I've tried loooking for explanation of this error but can't find anything clear for me :/.
Can You please help me to solve this ? Thanks
The message means you've done something bad with dynamically allocated memory. Perhaps you freed an object twice, or wrote into memory beyond the beginning or end of an array-like dynamically allocated object.
On Linux, the tool valgrind may help pin-point the first place in your program's execution where it made a boo-boo.
By the way, your macro:
#define REP(i,n) for(int i=0;i<n;i++)
is poorly defined. The substitution of n should be parenthesized, because n could be an expression which has the wrong precedence with respect to the < operator. For instance: REP(i, k < m ? z : w). You want:
#define REP(var,n) for(int var=0;var<(n);var++)
The var reminds the programmer that this argument is a variable name, and not an arbitrary expression.
Your function is is redundant; that's just std::binary_search. That would help a lot with #sbi's problem of readability.
There's also quite a bit of redundancy in blocks like
dis.distance = odl(X[0],X[1]);
dis.x_1 = X[0].x;
dis.y_1 = X[0].y;
dis.x_2 = X[1].x;
dis.y_2 = X[1].y;
You can write a simple function dist calcDist(point,point) for this. You should probably move all the point definitions and associated functions to a separate header "point.h", again to keep things readable.
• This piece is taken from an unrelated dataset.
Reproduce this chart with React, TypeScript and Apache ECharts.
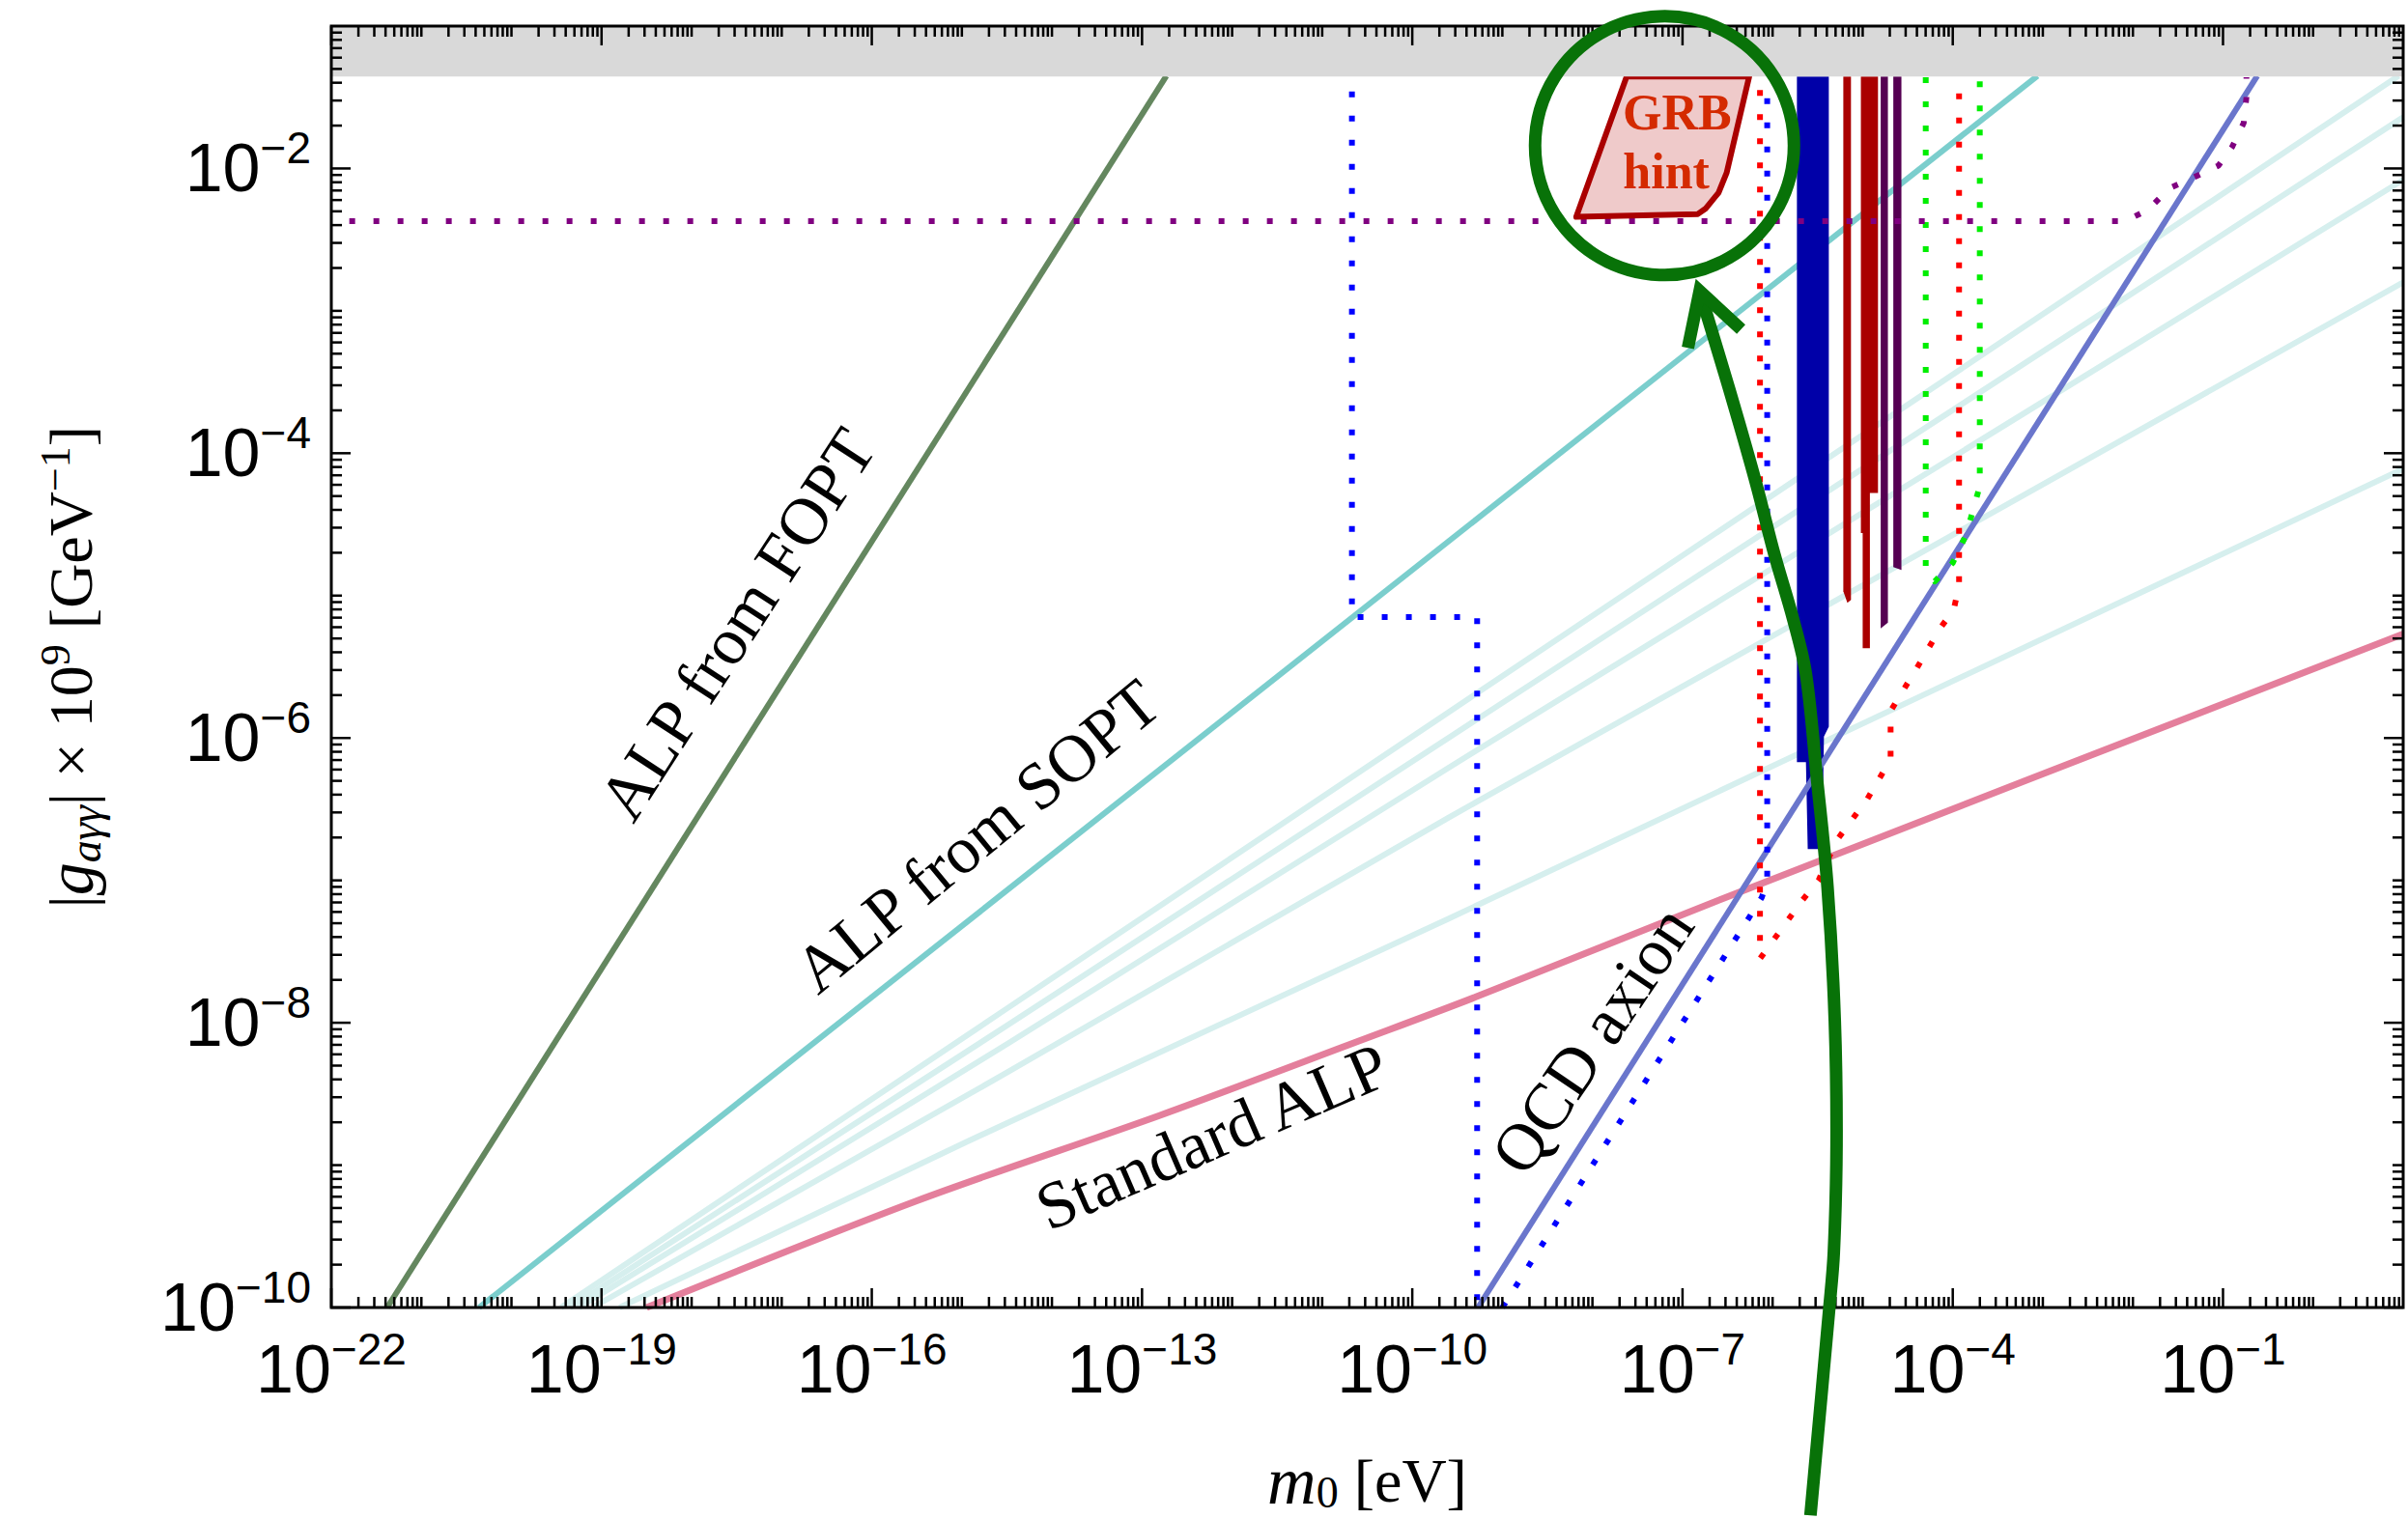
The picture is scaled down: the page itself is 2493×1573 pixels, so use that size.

As for the memory issue: first, the arrays X_L and X_R are not really necessary. They contain the same data as X, so you can make them pointers to &(X[0]) and &(X[p) respectively. Y_L and Y_R are shuffled versions, so you do need to the arrays to copy data to. However, if you allocate them with new[], you are responsible for cleanup with delete[]. It looks like you can just use a std::vector<point> Y_L instead. No need to do bookkeeping, vector does that for you. Just call Y_L.push_back(Y[i]).